Tristan Purifoy

Columbus Lions
- Position: Wide receiver
- Roster status: Active

Personal information
- Born: May 24, 1990 (age 35) Colony, Alabama
- Height: 6 ft 0 in (1.83 m)
- Weight: 205 lb (93 kg)

Career information
- High school: Hoover (AL)
- College: North Alabama
- NFL draft: 2012: undrafted

Career history
- Florida Tarpons (2014–2016); Jacksonville Sharks (2014); Tampa Bay Storm (2015–2016); Shenzhen Naja/Wuhan Gators (2016–present); Columbus Lions (2017–present);

Awards and highlights
- X-League champion (2015); Second Team All-NAL (2017);

Career Arena League statistics
- Receptions: 22
- Receiving yards: 251
- Receiving TDs: 2
- Tackles: 16.5
- Stats at ArenaFan.com

= Tristan Purifoy =

American football player (born 1990)

Tristan Purifoy (born May 24, 1990) is an American football wide receiver for the Columbus Lions of the National Arena League (NAL).

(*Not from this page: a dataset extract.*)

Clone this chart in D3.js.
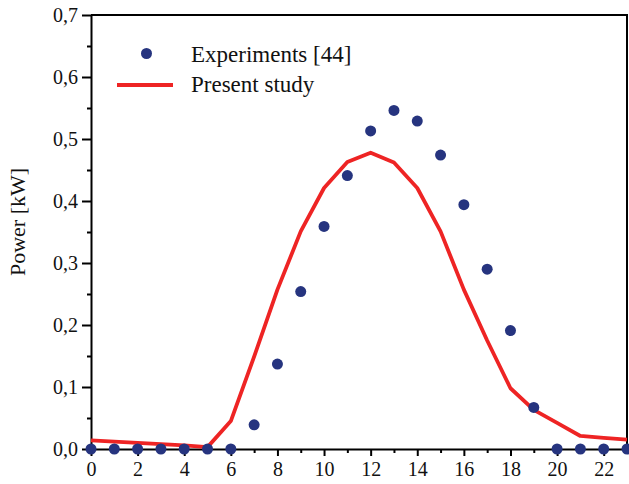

He played college football at the University of North Alabama.

==College career==
Out of high school, Purifoy signed to play college football at Jones County Junior College. Following two years at Jones County, Purifoy signed to play with the University of North Alabama. Purifoy primarily played special teams as a junior, but as a senior, Purifoy increased his role as a wide receiver. Purifoy lead the Lions with 1,181 all-purpose yards in 2011. His 867 receiving yards in 2011, were the 5th best receiving year in school history.

==Professional career==

===Florida Tarpons===
Purifoy signed with the Florida Tarpons of the Ultimate Indoor Football League (UIFL) in 2014. Purifoy returned to the Tarpons in 2015, while they moved to the X-League. Purifoy helped the Tarpons win the X-League championship. Purifoy re-joined the Tarpons midway through the 2016 season, but was exempted on May 11, 2016.

===Jacksonville Sharks===
Midway through the season, Purifoy was assigned with the Jacksonville Sharks of the Arena Football League on January 21, 2014. Purifoy started the season on injured reserve for the Sharks. On April 3, 2014, Purifoy was activated by the Sharks.

===Tampa Bay Storm===
On July 17, 2015, Purifoy was assigned to the Tampa Bay Storm. Purifoy finished the 2015 season with the Storm. Purifoy was reassigned just before the start of the 2016 season. He was assigned to the Storm once again on May 11, 2016. On May 21, 2016, Purifoy was placed on reassignment.

===Shenzhen Naja/Wuhan Gators===
Purifoy was selected by the Shenzhen Naja of the China Arena Football League (CAFL) in the twelfth round of the 2016 CAFL draft. After the 2016 season, the Naja relocated to become the Wuhan Gators. He is listed on the Gators' roster for the 2018 season.